His involvement with the Vatican conference widened McVey’s focus beyond active rescue of victims at truck stops and restaurants; he now teaches others to recognize trafficking and connects people with existing ministries around the country. And the move from Iowa—where awareness of and the fight against human trafficking is minimal—to Tennessee—where law enforcement actively engages in rescue efforts and shelters for victims are well-established—gave McVey the opportunity to go with police on raids, offering women a way out of bondage and the safety of a shelter rather than prosecution and prison.

He’s also involved in educating others about this topic that so few want to discuss. From continuing education seminars for emergency healthcare providers to continuing education presentations for members of the judicial branch, McVey takes every opportunity to inform those in society who may come into contact with victims of human trafficking without being aware of it.

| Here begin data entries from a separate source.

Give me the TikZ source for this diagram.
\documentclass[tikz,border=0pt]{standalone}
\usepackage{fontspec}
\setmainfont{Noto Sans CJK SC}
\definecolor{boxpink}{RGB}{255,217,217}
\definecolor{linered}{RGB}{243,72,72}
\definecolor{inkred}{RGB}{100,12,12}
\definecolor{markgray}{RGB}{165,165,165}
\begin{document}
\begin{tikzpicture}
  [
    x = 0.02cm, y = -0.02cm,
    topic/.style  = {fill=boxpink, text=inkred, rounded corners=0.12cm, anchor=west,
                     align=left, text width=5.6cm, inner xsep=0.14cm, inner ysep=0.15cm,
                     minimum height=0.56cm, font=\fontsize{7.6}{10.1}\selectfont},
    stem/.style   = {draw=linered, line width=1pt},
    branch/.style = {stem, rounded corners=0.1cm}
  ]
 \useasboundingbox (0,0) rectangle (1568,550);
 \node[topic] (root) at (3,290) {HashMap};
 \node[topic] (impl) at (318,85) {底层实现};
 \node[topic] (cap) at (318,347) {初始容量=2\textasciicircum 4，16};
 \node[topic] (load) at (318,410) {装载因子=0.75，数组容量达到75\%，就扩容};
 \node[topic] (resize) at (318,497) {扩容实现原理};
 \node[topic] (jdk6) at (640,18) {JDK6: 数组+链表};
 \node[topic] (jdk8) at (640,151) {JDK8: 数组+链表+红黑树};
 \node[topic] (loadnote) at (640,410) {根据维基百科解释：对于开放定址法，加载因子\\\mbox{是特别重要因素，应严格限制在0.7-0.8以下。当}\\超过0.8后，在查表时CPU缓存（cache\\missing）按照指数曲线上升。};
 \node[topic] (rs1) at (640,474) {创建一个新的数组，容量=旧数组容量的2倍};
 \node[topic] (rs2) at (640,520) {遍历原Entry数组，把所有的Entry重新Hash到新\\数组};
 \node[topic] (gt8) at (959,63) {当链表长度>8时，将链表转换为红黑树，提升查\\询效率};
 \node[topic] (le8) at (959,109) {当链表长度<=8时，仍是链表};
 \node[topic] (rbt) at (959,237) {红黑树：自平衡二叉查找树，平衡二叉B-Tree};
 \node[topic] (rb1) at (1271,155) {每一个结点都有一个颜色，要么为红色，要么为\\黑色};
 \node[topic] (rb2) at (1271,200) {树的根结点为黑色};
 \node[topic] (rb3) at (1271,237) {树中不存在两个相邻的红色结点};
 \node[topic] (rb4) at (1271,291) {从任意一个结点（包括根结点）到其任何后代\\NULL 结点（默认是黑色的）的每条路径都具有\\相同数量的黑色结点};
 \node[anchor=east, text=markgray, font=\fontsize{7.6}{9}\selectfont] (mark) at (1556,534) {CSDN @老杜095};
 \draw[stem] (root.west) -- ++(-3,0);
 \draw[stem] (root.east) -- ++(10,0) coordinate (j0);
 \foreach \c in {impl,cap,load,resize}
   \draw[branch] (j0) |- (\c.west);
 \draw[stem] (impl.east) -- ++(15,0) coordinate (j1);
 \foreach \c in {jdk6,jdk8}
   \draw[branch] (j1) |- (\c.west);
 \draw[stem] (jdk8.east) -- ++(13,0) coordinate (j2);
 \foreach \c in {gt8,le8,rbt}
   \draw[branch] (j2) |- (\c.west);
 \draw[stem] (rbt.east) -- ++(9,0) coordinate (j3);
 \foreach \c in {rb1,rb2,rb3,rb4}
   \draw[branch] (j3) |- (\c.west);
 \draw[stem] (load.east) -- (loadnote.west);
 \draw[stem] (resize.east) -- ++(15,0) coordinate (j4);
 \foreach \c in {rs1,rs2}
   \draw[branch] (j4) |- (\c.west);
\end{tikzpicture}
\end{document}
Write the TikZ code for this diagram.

He has even shared the harsh facts about human trafficking at Hampden-Sydney the past two years, speaking at Wilson Center and classics department events; now that two of his sons have joined the brotherhood, senior Nathan McVey ’20 and sophomore Robert McVey ’22, he and his family find themselves back on the Hill frequently.

Despite increased publicity and advocacy about human trafficking in recent years, the work is arduous and at times discouraging. Like Karen, who first opened McVey’s eyes to the realities of modern slavery, many victims of trafficking reject offers of rescue, unable to believe that anyone would want to help someone like them. “The last time I saw Karen,” McVey sighs with resignation, “the left side of her face was severely bruised. She had tried to cover it with makeup, but it was too much to hide. The man who owned her had beat her because she wasn’t making him enough money.”

McVey had recognized Karen as a victim of trafficking, earned her trust, and secured a plan for her escape and rehabilitation. But it wasn’t enough. “She wanted to believe someone cared. She wanted to believe that someone could help,” McVey recalls. “She just could not trust enough to place her hand in mine and leave that life once and for all. My last image of Karen was of her walking away from my outstretched hand.”

But for all of the victims who walk away, countless others find the strength to move from victim to survivor—a trend McVey hopes will increase as a result of the ever-growing global movement to end slavery once and for all.